Siddharth P. Dubhashi, Harsh Kumar, Sandeep R. Nath

Am J Case Rep 2012; 13:206-208

DOI: 10.12659/AJCR.883334

Published: 2012-08-28


Background:    Prostate cancer is the most common cancer in men in many Western countries and is the second-leading cause of cancer in men. More than 30% of men over the age of 50 will develop a malignant change in the prostate. Common sites of metastasis include bone and regional lymph nodes.
    Case Report:    This is a case report of prostate cancer in an elderly man presenting with cough and cervical lymphadenopathy. The lymph node cytology reported moderately differentiated adenocarcinoma, and immunohistochemistry of the biopsy specimen with PSA staining demonstrated the malignancy to be of prostatic origin.
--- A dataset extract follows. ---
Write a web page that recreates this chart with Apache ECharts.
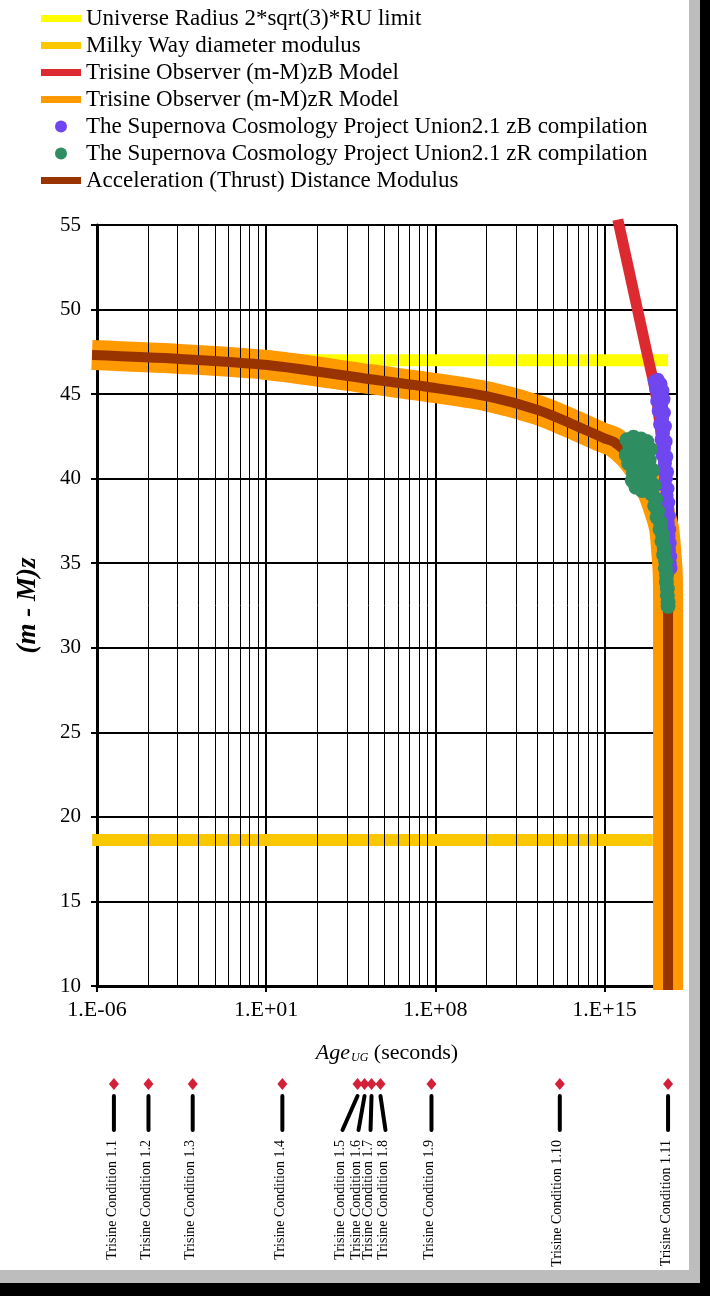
<!DOCTYPE html>
<html>
<head>
<meta charset="utf-8">
<script src="https://cdn.jsdelivr.net/npm/echarts@6/dist/echarts.min.js"></script>
<style>
  html, body { margin: 0; padding: 0; background: #000; }
  #sheet { position: absolute; left: 0; top: 0; width: 700px; height: 1283px; background: #bdbdbd; }
  #paper { position: absolute; left: 0; top: 0; width: 689px; height: 1270px; background: #fff; }
  #chart { position: absolute; left: 0; top: 0; width: 710px; height: 1296px; }
</style>
</head>
<body>
<div id="sheet"></div>
<div id="paper"></div>
<div id="chart"></div>
<script>
// Ages are stored as log10(age in seconds); magnitudes are distance moduli (m - M).
const xTickLabels = ['1.E-06', '1.E+01', '1.E+08', '1.E+15'];

const universeRadiusAge = [-6.0, 17.63];
const universeRadiusMu  = [47.0, 47.0];

const milkyWayAge = [-6.2, 17.0];
const milkyWayMu  = [18.63, 18.63];

const zBModelAge = [15.60, 15.99, 16.37, 16.64, 16.82, 17.01, 17.17, 17.32, 17.44, 17.56, 17.69, 17.75];
const zBModelMu  = [55.0, 52.46, 49.97, 48.20, 47.02, 45.83, 44.65, 42.88, 41.10, 38.74, 36.37, 34.89];

const zRModelAge = [-6.21, -2.56, 1.05, 5.32, 8.09, 10.17, 12.24, 13.61, 14.97, 15.39, 16.01, 16.59, 16.96, 17.25, 17.46, 17.54, 17.61, 17.63, 17.63];
const zRModelMu  = [47.31, 47.08, 46.72, 45.88, 45.34, 44.86, 44.06, 43.26, 42.40, 42.17, 41.40, 40.28, 39.27, 38.15, 37.08, 35.96, 34.60, 32.82, 9.76];

const thrustAge = [-6.21, -2.56, 1.05, 5.32, 8.09, 10.17, 12.24, 13.61, 14.97, 15.39, 16.01, 16.59, 16.96, 17.25, 17.46, 17.54, 17.61, 17.63, 17.63];
const thrustMu  = [47.31, 47.08, 46.72, 45.88, 45.34, 44.86, 44.06, 43.26, 42.40, 42.17, 41.40, 40.28, 39.27, 38.15, 37.08, 35.96, 34.60, 32.82, 9.76];

const union21zBAge = [17.08, 17.20, 17.32, 17.14, 17.40, 17.26, 17.18, 17.44, 17.34, 17.24, 17.46, 17.38, 17.30, 17.50, 17.42, 17.36, 17.53, 17.46, 17.40, 17.56, 17.50, 17.45, 17.59, 17.54, 17.50, 17.61, 17.57, 17.64, 17.60, 17.66, 17.62, 17.68, 17.65, 17.70, 17.67, 17.72, 17.70, 17.73];
const union21zBMu  = [45.75, 45.85, 45.60, 45.30, 45.20, 44.95, 44.60, 44.70, 44.30, 44.00, 43.90, 43.55, 43.20, 43.10, 42.70, 42.30, 42.20, 41.80, 41.40, 41.30, 40.90, 40.50, 40.40, 40.00, 39.60, 39.40, 39.00, 38.60, 38.20, 37.80, 37.40, 37.00, 36.60, 36.20, 35.80, 35.40, 35.00, 34.70];

const union21zRAge = [15.93, 16.20, 16.50, 16.75, 16.05, 16.38, 16.65, 16.90, 15.90, 16.22, 16.55, 16.85, 16.00, 16.35, 16.70, 17.00, 16.20, 16.50, 16.85, 16.15, 16.40, 16.30, 16.75, 16.55, 17.05, 16.95, 17.12, 17.08, 17.20, 17.18, 17.32, 17.30, 17.40, 17.38, 17.47, 17.45, 17.53, 17.52, 17.57, 17.56, 17.60, 17.60, 17.63, 17.63];
const union21zRMu  = [42.30, 42.45, 42.35, 42.20, 41.90, 41.85, 41.70, 41.75, 41.40, 41.30, 41.20, 41.10, 40.90, 40.70, 40.60, 40.50, 40.30, 40.10, 40.00, 39.90, 39.70, 39.50, 39.50, 39.30, 39.60, 39.10, 38.80, 38.40, 38.10, 37.70, 37.40, 37.00, 36.70, 36.30, 35.90, 35.50, 35.10, 34.70, 34.30, 33.90, 33.50, 33.10, 32.70, 32.45];

const conditionNames = ['Trisine Condition 1.1', 'Trisine Condition 1.2', 'Trisine Condition 1.3', 'Trisine Condition 1.4',
  'Trisine Condition 1.5', 'Trisine Condition 1.6', 'Trisine Condition 1.7', 'Trisine Condition 1.8',
  'Trisine Condition 1.9', 'Trisine Condition 1.10', 'Trisine Condition 1.11'];
const conditionAge = [-5.30, -3.87, -2.04, 1.67, 4.78, 5.07, 5.36, 5.73, 7.84, 13.15, 17.63];

// Layout: sideways nudge (px) of the leader ends so crowded labels do not collide.
const LEADER_SHIFT = [0, 0, 0, 0, -15, -6, -1, 5, 0, 0, 0];

// The age axis is counted from 1.E-06 so that 7-decade steps land on the labelled powers.
const AXIS_ORIGIN = -6;
const toAxis = e => e - AXIS_ORIGIN;
const pairs = (ages, mus) => ages.map((a, i) => [toAxis(a), mus[i]]);

// Minor verticals of a base-1e7 log axis: k * (1e7)^n for k = 2..9.
const minorGrid = [];
for (let band = 0; band < 3; band++) {
  for (let k = 2; k <= 9; k++) minorGrid.push({ xAxis: band * 7 + 7 * Math.log10(k) });
}

const SERIF = '"Liberation Serif", "Times New Roman", serif';
const COLORS = {
  universe: '#FFFF00', milky: '#F9C800', zB: '#DD2A30', zR: '#FF9900',
  sn_zB: '#7046F0', sn_zR: '#2F8D62', thrust: '#993300'
};
const barIcon = 'path://M0,0h40v7H0z';

const chart = echarts.init(document.getElementById('chart'), null, { renderer: 'canvas' });

const lineBase = { type: 'line', showSymbol: false, symbol: 'none', clip: false, animation: false, silent: true };

chart.setOption({
  backgroundColor: 'transparent',
  animation: false,
  legend: {
    orient: 'vertical', left: 36, top: 2,
    itemWidth: 40, itemHeight: 12, itemGap: 4,
    symbolKeepAspect: true,
    textStyle: { fontFamily: SERIF, fontSize: 23, color: '#000', lineHeight: 22 },
    selectedMode: false,
    data: [
      { name: 'Universe Radius 2*sqrt(3)*RU limit', icon: barIcon },
      { name: 'Milky Way diameter modulus', icon: barIcon },
      { name: 'Trisine Observer (m-M)zB Model', icon: barIcon },
      { name: 'Trisine Observer (m-M)zR Model', icon: barIcon },
      { name: 'The Supernova Cosmology Project Union2.1 zB compilation', icon: 'circle' },
      { name: 'The Supernova Cosmology Project Union2.1 zR compilation', icon: 'circle' },
      { name: 'Acceleration (Thrust) Distance Modulus', icon: barIcon }
    ]
  },
  grid: [
    { left: 97, top: 225, width: 580, height: 761 },
    { left: 97, top: 1084, width: 580, height: 20 }
  ],
  xAxis: [
    {
      type: 'value', gridIndex: 0, min: 0, max: 24, interval: 7,
      name: '{i|Age}{s|UG}{n| (seconds)}', nameLocation: 'middle', nameGap: 56,
      nameTextStyle: {
        rich: {
          i: { fontFamily: SERIF, fontSize: 22, fontStyle: 'italic', color: '#000' },
          s: { fontFamily: SERIF, fontSize: 12, fontStyle: 'italic', color: '#000', padding: [10, 0, 0, 1] },
          n: { fontFamily: SERIF, fontSize: 22, color: '#000' }
        }
      },
      axisLine: { show: true, onZero: false, lineStyle: { color: '#000', width: 3 } },
      axisTick: { show: true, length: 6, lineStyle: { color: '#000', width: 2 } },
      axisLabel: {
        fontFamily: SERIF, fontSize: 22, color: '#000', margin: 13, showMaxLabel: false,
        formatter: v => xTickLabels[Math.round(v / 7)] || ''
      },
      splitLine: { show: true, lineStyle: { color: '#000', width: 2 } }
    },
    { type: 'value', gridIndex: 1, min: 0, max: 24, show: false }
  ],
  yAxis: [
    {
      type: 'value', gridIndex: 0, min: 10, max: 55, interval: 5,
      name: '{a|(m - M)z}', nameLocation: 'middle', nameGap: 55, nameRotate: 90,
      nameTextStyle: { rich: { a: { fontFamily: SERIF, fontSize: 27, fontStyle: 'italic', fontWeight: 'bold', color: '#000' } } },
      axisLine: { show: true, lineStyle: { color: '#000', width: 3 } },
      axisTick: { show: true, length: 6, lineStyle: { color: '#000', width: 2 } },
      axisLabel: { fontFamily: SERIF, fontSize: 21, color: '#000', margin: 16 },
      splitLine: { show: true, lineStyle: { color: '#000', width: 2 } }
    },
    { type: 'value', gridIndex: 1, min: 0, max: 1, show: false }
  ],
  series: [
    {
      // minor vertical grid lines
      name: 'grid-minor', type: 'line', data: [], z: 1, silent: true, animation: false,
      markLine: {
        silent: true, animation: false, symbol: ['none', 'none'], label: { show: false },
        lineStyle: { color: '#000', width: 1, type: 'solid' }, data: minorGrid
      }
    },
    Object.assign({}, lineBase, {
      name: 'Universe Radius 2*sqrt(3)*RU limit', z: 2, color: COLORS.universe,
      lineStyle: { width: 12, cap: 'butt' }, data: pairs(universeRadiusAge, universeRadiusMu)
    }),
    Object.assign({}, lineBase, {
      name: 'Milky Way diameter modulus', z: 2, color: COLORS.milky,
      lineStyle: { width: 12, cap: 'butt' }, data: pairs(milkyWayAge, milkyWayMu)
    }),
    Object.assign({}, lineBase, {
      name: 'Trisine Observer (m-M)zB Model', z: 3, color: COLORS.zB,
      lineStyle: { width: 11, cap: 'square', join: 'round' }, data: pairs(zBModelAge, zBModelMu)
    }),
    Object.assign({}, lineBase, {
      name: 'Trisine Observer (m-M)zR Model', z: 4, color: COLORS.zR, smooth: 0.3,
      lineStyle: { width: 30, cap: 'butt', join: 'round' }, data: pairs(zRModelAge, zRModelMu)
    }),
    Object.assign({}, lineBase, {
      name: 'Acceleration (Thrust) Distance Modulus', z: 5, color: COLORS.thrust, smooth: 0.3,
      lineStyle: { width: 10, cap: 'butt', join: 'round' }, data: pairs(thrustAge, thrustMu)
    }),
    {
      name: 'The Supernova Cosmology Project Union2.1 zB compilation', type: 'scatter', z: 6,
      color: COLORS.sn_zB, symbol: 'circle', symbolSize: 14, silent: true, animation: false,
      itemStyle: { opacity: 1 }, data: pairs(union21zBAge, union21zBMu)
    },
    {
      name: 'The Supernova Cosmology Project Union2.1 zR compilation', type: 'scatter', z: 7,
      color: COLORS.sn_zR, symbol: 'circle', symbolSize: 15, silent: true, animation: false,
      itemStyle: { opacity: 1 }, data: pairs(union21zRAge, union21zRMu)
    },
    {
      // condition markers under the age axis
      name: 'conditions', type: 'custom', xAxisIndex: 1, yAxisIndex: 1, clip: false,
      silent: true, animation: false,
      data: conditionAge.map((a, i) => [toAxis(a), i]),
      renderItem: (params, api) => {
        const i = api.value(1);
        const p = api.coord([api.value(0), 1]);
        const x = p[0], y = p[1];
        const bx = x + LEADER_SHIFT[i];
        return {
          type: 'group',
          children: [
            { type: 'polygon', shape: { points: [[x, y - 6], [x + 5, y], [x, y + 6], [x - 5, y]] },
              style: { fill: '#D4213A' } },
            { type: 'line', shape: { x1: x, y1: y + 12, x2: bx, y2: y + 46 },
              style: { stroke: '#000', lineWidth: 4, lineCap: 'round' } },
            { type: 'text', x: bx - 2, y: y + 56, rotation: Math.PI / 2,
              style: { text: conditionNames[i], fill: '#000', font: '14px ' + SERIF,
                       align: 'right', verticalAlign: 'middle', textAlign: 'right', textVerticalAlign: 'middle' } }
          ]
        };
      }
    }
  ]
});
</script>
</body>
</html>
The patient responded dramatically to androgen blockade therapy. Clearing of chest infiltrates and regression in size of cervical lymph nodes were evident within 6 months.
    Conclusions:    Prostate cancer should be considered as one of the differential diagnoses of generalized lymphadenopathy in males with adenocarcinoma of undetermined origin, even in the absence of lower urinary tract symptoms. Immunohistochemistry with PSA staining can confirm the diagnosis. Hormonal therapy is an effective treatment modality, even in patients with an advanced stage of disease.